Today, the Ambani family own some of the most exquisite designs the duo has created. “Nita Ambani possesses a deep love and appreciation for the most refined couture—she is a discerning champion of craftsmanship, original design and excellence. The Ambanis possess absolute masterpieces of our work,” they attest, and these include Isha and Shloka Ambani’s bridal lehengas as well as Radhika Merchant’s engagement ensembles.
Abu Jani Sandeep Khosla’s archival pieces showcased at ‘India in Fashion’ at NMACC reflect this very ethos, representing their pathbreaking work with different techniques alongside the constant experimentation and honing of their design expression. We present a deep dive into them.
The cotton chikankari anarkali (1998)
The designers first launched classic chikan in 1994 after two years of rigorous R&D, and this is an early example of their mission to reinvent chikankari as high fashion. The cotton anarkali features an elaborate calendar of blocks, each using a different motif and chikankari stitches including bakhiya, phanda, murri, makra, kaura, jaali work, turpai and darazdari. It took 35 karigars over 5,000-man hours to create it.

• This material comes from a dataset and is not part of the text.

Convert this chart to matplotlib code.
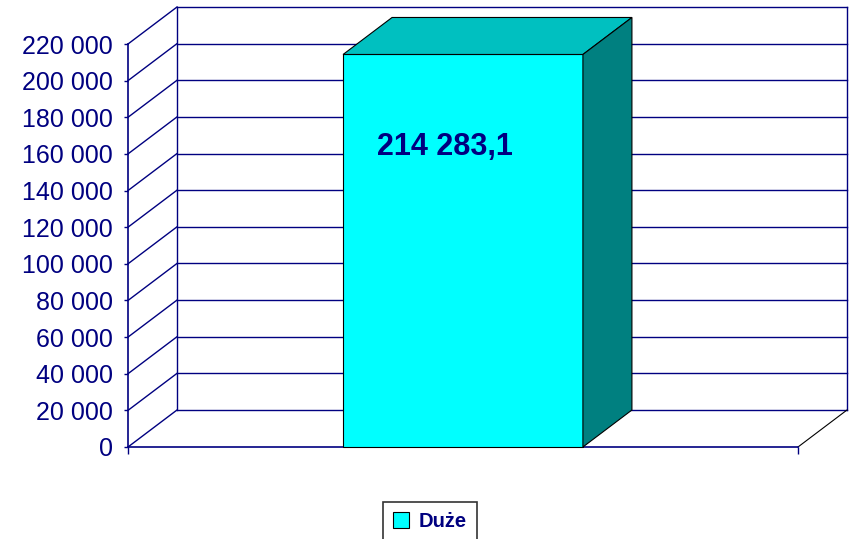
import matplotlib
matplotlib.use("Agg")
import matplotlib.pyplot as plt
from matplotlib.patches import Polygon, Patch
from matplotlib.ticker import FuncFormatter

plt.rcParams['font.family'] = ['Liberation Sans', 'DejaVu Sans']

# data
categories = ["Duże"]
values = [214283.1]
y_ticks = list(range(0, 220001, 20000))

navy = "#000080"
front_col = "#00FFFF"
top_col = "#00C0C0"
side_col = "#008080"

fig = plt.figure(figsize=(8.5, 5.39), dpi=100)
W, H = 850, 539
# front plane of the 3d box (pixels)
x0, x1, yb, yt = 128, 798, 447, 44
ax = fig.add_axes([x0 / W, (H - yb) / H, (x1 - x0) / W, (yb - yt) / H])
ax.set_xlim(-0.5, 0.5)
ax.set_ylim(0, 220000)

# depth offset of the 3d effect, converted to data units
DX = 49 / (x1 - x0) * 1.0
DY = 37 / (yb - yt) * 220000

# back wall + side wall gridlines
for v in y_ticks:
    ax.plot([-0.5 + DX, 0.5 + DX], [v + DY, v + DY], color=navy, lw=1.0, zorder=1, clip_on=False)
    ax.plot([-0.5, -0.5 + DX], [v, v + DY], color=navy, lw=1.0, zorder=1, clip_on=False)
ax.plot([-0.5 + DX, -0.5 + DX], [DY, 220000 + DY], color=navy, lw=1.0, zorder=1, clip_on=False)
ax.plot([0.5 + DX, 0.5 + DX], [DY, 220000 + DY], color=navy, lw=1.0, zorder=1, clip_on=False)
# floor right edge
ax.plot([0.5, 0.5 + DX], [0, DY], color="black", lw=0.8, zorder=1, clip_on=False)

# bar
w = 0.358
for i, v in enumerate(values):
    l, r = i - w / 2, i + w / 2
    ax.add_patch(Polygon([(l, 0), (r, 0), (r, v), (l, v)], closed=True,
                         facecolor=front_col, edgecolor="black", lw=0.8, zorder=3, clip_on=False))
    ax.add_patch(Polygon([(l, v), (r, v), (r + DX, v + DY), (l + DX, v + DY)], closed=True,
                         facecolor=top_col, edgecolor="black", lw=0.8, zorder=3, clip_on=False))
    ax.add_patch(Polygon([(r, 0), (r + DX, DY), (r + DX, v + DY), (r, v)], closed=True,
                         facecolor=side_col, edgecolor="black", lw=0.8, zorder=3, clip_on=False))
    lab = f"{v:,.1f}".replace(",", " ").replace(".", ",")
    ax.text(i - 0.027, v * 0.764, lab, ha="center", va="center", fontsize=22,
            fontweight="bold", color=navy, zorder=5)

# axes styling
ax.set_yticks(y_ticks)
ax.yaxis.set_major_formatter(FuncFormatter(lambda v, p: f"{v:,.0f}".replace(",", " ")))
ax.tick_params(axis="y", direction="out", length=3, width=1, color=navy,
               labelcolor=navy, labelsize=18, pad=8)
ax.set_xticks([-0.5, 0.5])
ax.set_xticklabels([])
ax.tick_params(axis="x", direction="out", length=5, width=1, color=navy)
for s in ["top", "right"]:
    ax.spines[s].set_visible(False)
for s in ["left", "bottom"]:
    ax.spines[s].set_color(navy)
    ax.spines[s].set_linewidth(1.2)
ax.patch.set_visible(False)

handles = [Patch(facecolor=front_col, edgecolor="black", lw=0.8)]
leg = fig.legend(handles, categories, loc="lower center", bbox_to_anchor=(430 / W, -0.004),
                 frameon=True, fancybox=False, edgecolor="black", handlelength=0.8,
                 handleheight=0.8, handletextpad=0.45, borderpad=0.5, borderaxespad=0.0,
                 prop={"size": 14.5, "weight": "bold"})
leg.get_frame().set_linewidth(1.2)
for t in leg.get_texts():
    t.set_color(navy)

fig.savefig("out.png", dpi=100)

The architectural coat (1990)
As the name suggests, the coat has been inspired by India’s architectural legacy, one that has been a constant source of inspiration for the duo. Forty eight karigars worked on this pièce de résistance for 4,500 hours to deck it with three-dimensional resham embroidery, using 60 different threads, while also quilting the pure chamois satin fabric. “We see this as an example of how our wild imaginations have resulted in original and innovative design that have broken borders and defied convention,” say Khosla and Jani. The timeless piece has been paired with a waistcoat, chamois slip and fully embroidered pants.
The Devdas mirror ghagra (2001)
Jani and Khosla created their first couture mirror ensemble in 1989. Twelve years later, came this gharara hand-embroidered with real mirrors and zardozi work, which was worn by Madhuri Dixit-Nene in Sanjay Leela Bhansali’s onscreen saga Devdas. A movie for which the duo received the National Award for Costume Design as well. The flared 10-kilo, 10-panel ghagra took a team of 50 highly- skilled artisans two months to make, becoming the most talked-about piece from the repertoire created for the film. Ironically it didn’t eventually feature in the movie but was part of the ‘The Fabric of India’ exhibit at the Victoria & Albert Museum, London, in 2015. “Embroideries from Gujarat have always fascinated us—we work on both thread and mirrorwork techniques from the state. We love reinventing traditional mirrorwork, which is quintessentially folksy, transforming it into fabulous couture,” they say.
The chikankari farshi and dupatta with badla kurti (2005)
Created in 2005 as a master sample—by 75 karigars over 10,000-man hours—this set was one-of-its-kind. It used the most delicate chiffon and georgette embroidered with intricate chikankari on the farshi pajama. Worn with a badla kurti and draped with an oversized statement chikan dupatta, it continues to serve as the epitome of couture. Nita Ambani went on to acquire it for her personal collection, the designers reveal.
The zardozi catalogue anarkali (1993-2009)
The stuff of legends, this anarkali (a signature silhouette of the duo) is a relic, 16 years in the making. It was made with kalis created between 1993 and 2009, with each zardozi panel inimitably showcasing the the years of experimentation taken to perfect it. It is the designers’ tribute to the regal finesse of the craft, shot on Shweta Bachchan for their book India Fantastique Fashion. It took 50 karigars 11,000-man hours to create this work of art.
‘India in Fashion: The Impact of Indian Dress and Textiles on the Fashionable Imagination’
is curated by British author, journalist and costume expert Hamish Bowles, and designed by Patrick Kinmonth with Rooshad Shroff. The exhibit is on view at Pavilion 1, Nita Mukesh Ambani Cultural Centre, Mumbai, up to June 4, 2023.